Early in the fall, persuaded by a friend, I tried leading a 5.12a, Starry, at the New for the first time. Despite hang-dogging the last 4 bolts, I surprised myself with being able to make every move. I fell in love with the movement with this particular route, and felt that the power enduro crux section suited my strengths as a climber. Although I still tried to convince myself that I was better served by continuing to build my base of 5.11s, I still ended up trying Starry most weekends I went to the New. In mid-November, after 9 or so attempts, I ended up sending my first 5.12a! I’m not going to lie, it felt incredibly gratifying and made all the countless hours of driving and hiking to the crag totally worth it.
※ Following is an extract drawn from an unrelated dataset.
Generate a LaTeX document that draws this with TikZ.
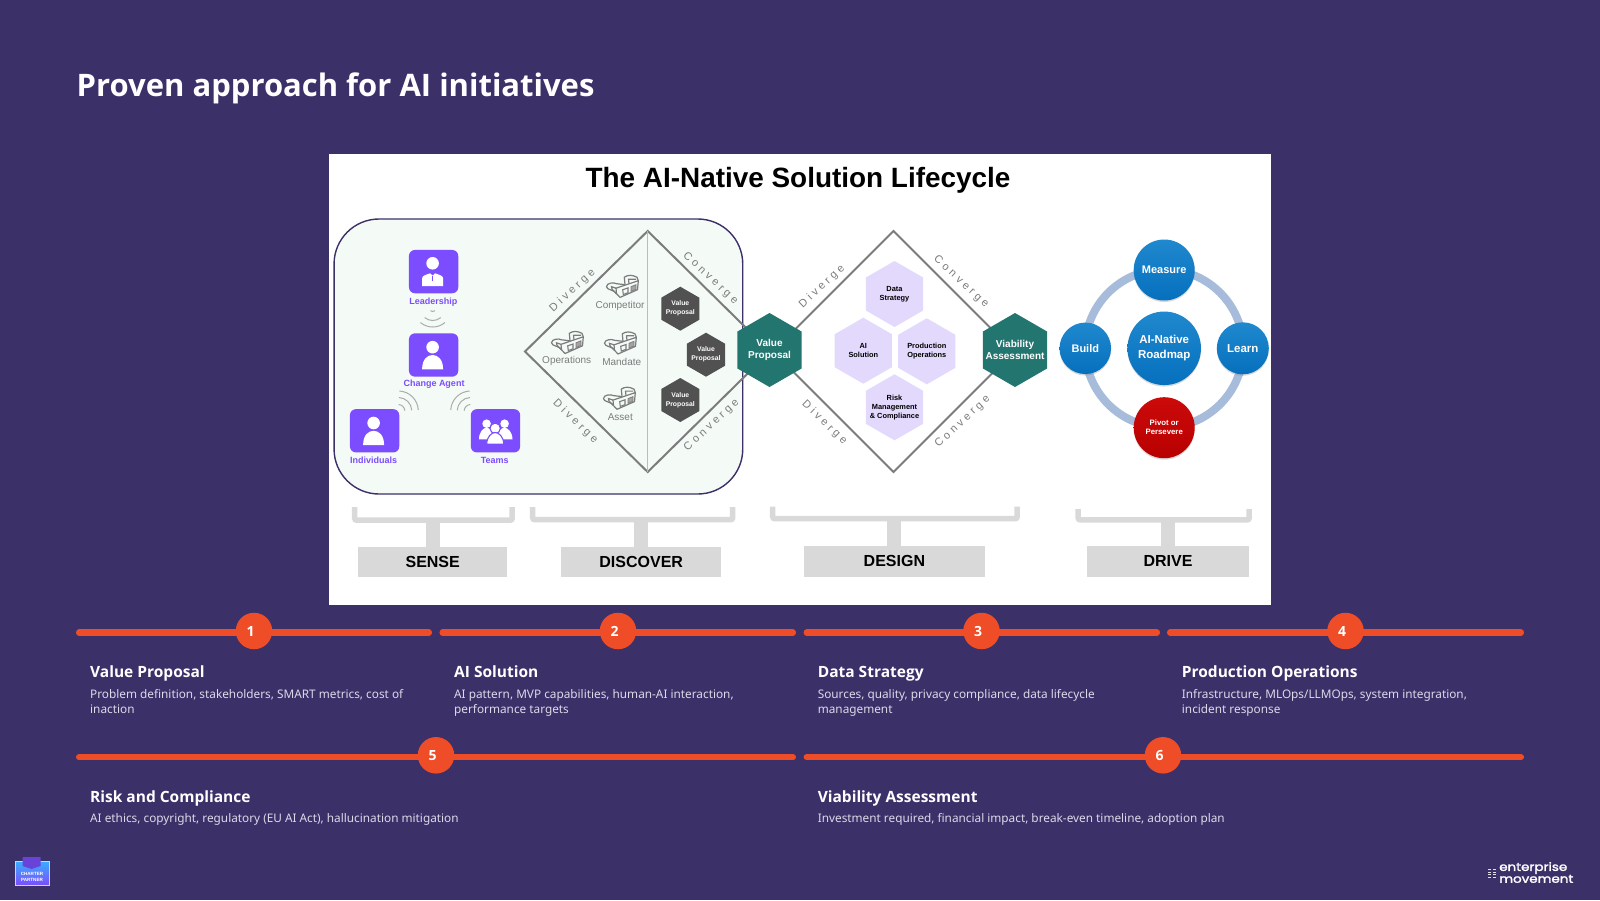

Here are some strategies that helped me along the way from 5.10c to 5.12a:
1. Projecting Routes Outside…. A lot
This strategy probably seems pretty obvious from my narrative above. But I really think that climbing outside almost every single weekend (an upside of the drought that the southeast US experienced this year) between June and November was super beneficial for me. And more importantly, I spent most weekends projecting a single goal route that I had in mind prior to the weekend, which was usually in the 5.11a/b range. I tried to be thoughtful about the routes I chose to attempt, and would scour Mountain Project ticks for the routes I chose for any and all conducive beta that I could find. The New can be reachy, as I mentioned, so I ended up becoming a lot better at finding intermediate holds and finding high feet whenever possible. And more often than not, I sent my selected route by Sunday afternoon.
I also feel like this strategy helped my mental game a lot too. Even though I spent the majority of my weekday training in the bouldering cave, I maintained a strong lead head throughout this year due to all my constant outdoor mileage. I’ve even started to become okay with (gasp) runout sections on routes as long as the falls seem okay-ish. Consistency really is key in this aspect.
2. Hiring a Climbing Coach
This was another critical part of my growth as a climber this year. Even though I spent most weekends outdoors, I also spent a fair amount of time on weekday mornings training in the gym. In September, I found a coach through Instagram that specializes in creating customized training plans for female climbers. I bit the bullet and purchased a 3-month training plan. As of December 2019, I’ve continued training with the same coach and have been impressed by the results. I spend three 1.5 – 2 hour training sessions in the gym per week with a heavy focus on finger strength and power, as those both are weaknesses of mine. I’ve found it incredibly validating, as I know each training session is deliberate, and I’ve made gains quicker than I expected. Just this past week, I was able to do 1-4 on the campus board for the first time!
The downsides of hiring a coach is that it can be expensive. However, I personally feel it was worth it for me as I truly believe it helped (and will continue to help) me reach my outdoor climbing goals. It saved me a lot of stress of whether or not I was overdoing it in the gym and provided me someone to be accountable to… trust me, there is NO way I would ever that much core work if I wasn’t paying money for it.
3. Climbing With People That Are Better Than Me
I think this strategy is pretty underrated. But I probably would’ve taken my sweet time hopping on a 5.12 if it weren’t from the insistence of a friend who had climbed it before and knew it might suit my strengths. Stronger climbers (than you or I) can also sometimes give out pretty good beta and recommendations for other potential project routes, which can be way more helpful than depending on a guidebook or Mountain Project.
Seeing progress with my climbing really helped me believe in myself and take myself seriously as a climber. I previously always felt like I held myself back climbing outside, whether due to poor mental game or not believing that I could send a route of a certain grade. But through incremental progress, I felt increasingly psyched to get a little bolder with my climbing goals, even if they seemed a little scary at first. I felt psyched to put everything I had into training 3 days a week at 6:30 in the morning. I felt psyched to drive 4 hours one-way to the New most weekends, despite freezing temperatures and the possibility of coming away without a send. I felt psyched to try new-to-me routes, even if they felt intimidating at first. I knew deep down that working my butt off was finally starting to pay off for me and for me, that was totally worth the risk.